(Directions):
Reproduce the listing word for word, leaving every picture behind.

——

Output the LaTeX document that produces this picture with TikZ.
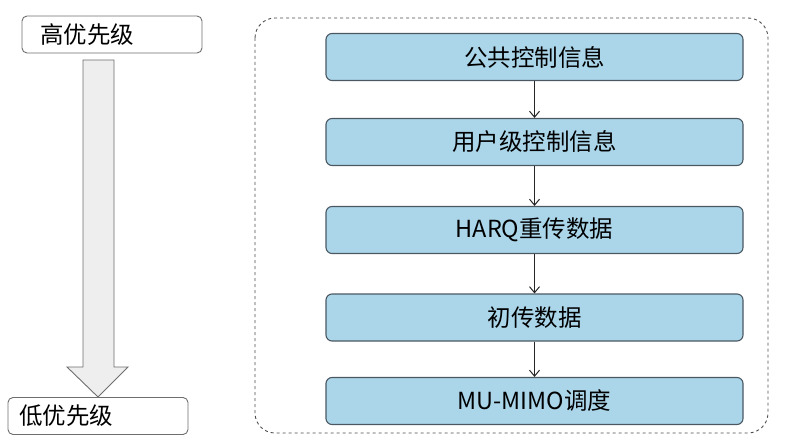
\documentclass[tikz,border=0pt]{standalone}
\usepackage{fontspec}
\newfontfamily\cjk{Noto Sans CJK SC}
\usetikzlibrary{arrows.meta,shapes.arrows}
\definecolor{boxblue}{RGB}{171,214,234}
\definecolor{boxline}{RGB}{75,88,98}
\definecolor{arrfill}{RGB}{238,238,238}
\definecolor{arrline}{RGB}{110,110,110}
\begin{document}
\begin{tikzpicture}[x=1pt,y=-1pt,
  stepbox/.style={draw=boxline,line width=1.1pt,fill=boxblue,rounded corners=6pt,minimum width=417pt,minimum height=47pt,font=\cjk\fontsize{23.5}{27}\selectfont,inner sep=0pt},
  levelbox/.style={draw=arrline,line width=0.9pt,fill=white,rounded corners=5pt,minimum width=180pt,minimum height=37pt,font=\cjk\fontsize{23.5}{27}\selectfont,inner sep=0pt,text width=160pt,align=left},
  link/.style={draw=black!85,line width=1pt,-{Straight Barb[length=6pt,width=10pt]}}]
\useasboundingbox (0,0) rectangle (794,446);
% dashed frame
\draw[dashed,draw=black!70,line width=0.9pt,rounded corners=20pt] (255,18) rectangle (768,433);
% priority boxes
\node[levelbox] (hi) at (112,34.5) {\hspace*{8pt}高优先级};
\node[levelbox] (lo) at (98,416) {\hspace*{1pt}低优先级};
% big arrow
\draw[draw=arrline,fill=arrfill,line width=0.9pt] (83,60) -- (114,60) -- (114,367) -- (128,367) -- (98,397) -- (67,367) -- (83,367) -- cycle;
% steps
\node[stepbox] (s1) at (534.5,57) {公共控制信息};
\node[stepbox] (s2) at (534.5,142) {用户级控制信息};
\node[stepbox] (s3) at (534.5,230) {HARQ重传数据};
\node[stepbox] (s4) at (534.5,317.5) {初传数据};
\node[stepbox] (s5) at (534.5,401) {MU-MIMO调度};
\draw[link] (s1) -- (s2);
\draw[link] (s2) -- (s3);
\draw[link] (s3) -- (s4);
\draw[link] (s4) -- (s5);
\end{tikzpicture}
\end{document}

——

(Exercise solution):
Output the LaTeX document that produces this picture with TikZ.
\documentclass[tikz,border=0pt]{standalone}
\usepackage{fontspec}
\newfontfamily\cjk{Noto Sans CJK SC}
\usetikzlibrary{arrows.meta,shapes.arrows}
\definecolor{boxblue}{RGB}{171,214,234}
\definecolor{boxline}{RGB}{75,88,98}
\definecolor{arrfill}{RGB}{238,238,238}
\definecolor{arrline}{RGB}{110,110,110}
\begin{document}
\begin{tikzpicture}[x=1pt,y=-1pt,
  stepbox/.style={draw=boxline,line width=1.1pt,fill=boxblue,rounded corners=6pt,minimum width=417pt,minimum height=47pt,font=\cjk\fontsize{23.5}{27}\selectfont,inner sep=0pt},
  levelbox/.style={draw=arrline,line width=0.9pt,fill=white,rounded corners=5pt,minimum width=180pt,minimum height=37pt,font=\cjk\fontsize{23.5}{27}\selectfont,inner sep=0pt,text width=160pt,align=left},
  link/.style={draw=black!85,line width=1pt,-{Straight Barb[length=6pt,width=10pt]}}]
\useasboundingbox (0,0) rectangle (794,446);
% dashed frame
\draw[dashed,draw=black!70,line width=0.9pt,rounded corners=20pt] (255,18) rectangle (768,433);
% priority boxes
\node[levelbox] (hi) at (112,34.5) {\hspace*{8pt}高优先级};
\node[levelbox] (lo) at (98,416) {\hspace*{1pt}低优先级};
% big arrow
\draw[draw=arrline,fill=arrfill,line width=0.9pt] (83,60) -- (114,60) -- (114,367) -- (128,367) -- (98,397) -- (67,367) -- (83,367) -- cycle;
% steps
\node[stepbox] (s1) at (534.5,57) {公共控制信息};
\node[stepbox] (s2) at (534.5,142) {用户级控制信息};
\node[stepbox] (s3) at (534.5,230) {HARQ重传数据};
\node[stepbox] (s4) at (534.5,317.5) {初传数据};
\node[stepbox] (s5) at (534.5,401) {MU-MIMO调度};
\draw[link] (s1) -- (s2);
\draw[link] (s2) -- (s3);
\draw[link] (s3) -- (s4);
\draw[link] (s4) -- (s5);
\end{tikzpicture}
\end{document}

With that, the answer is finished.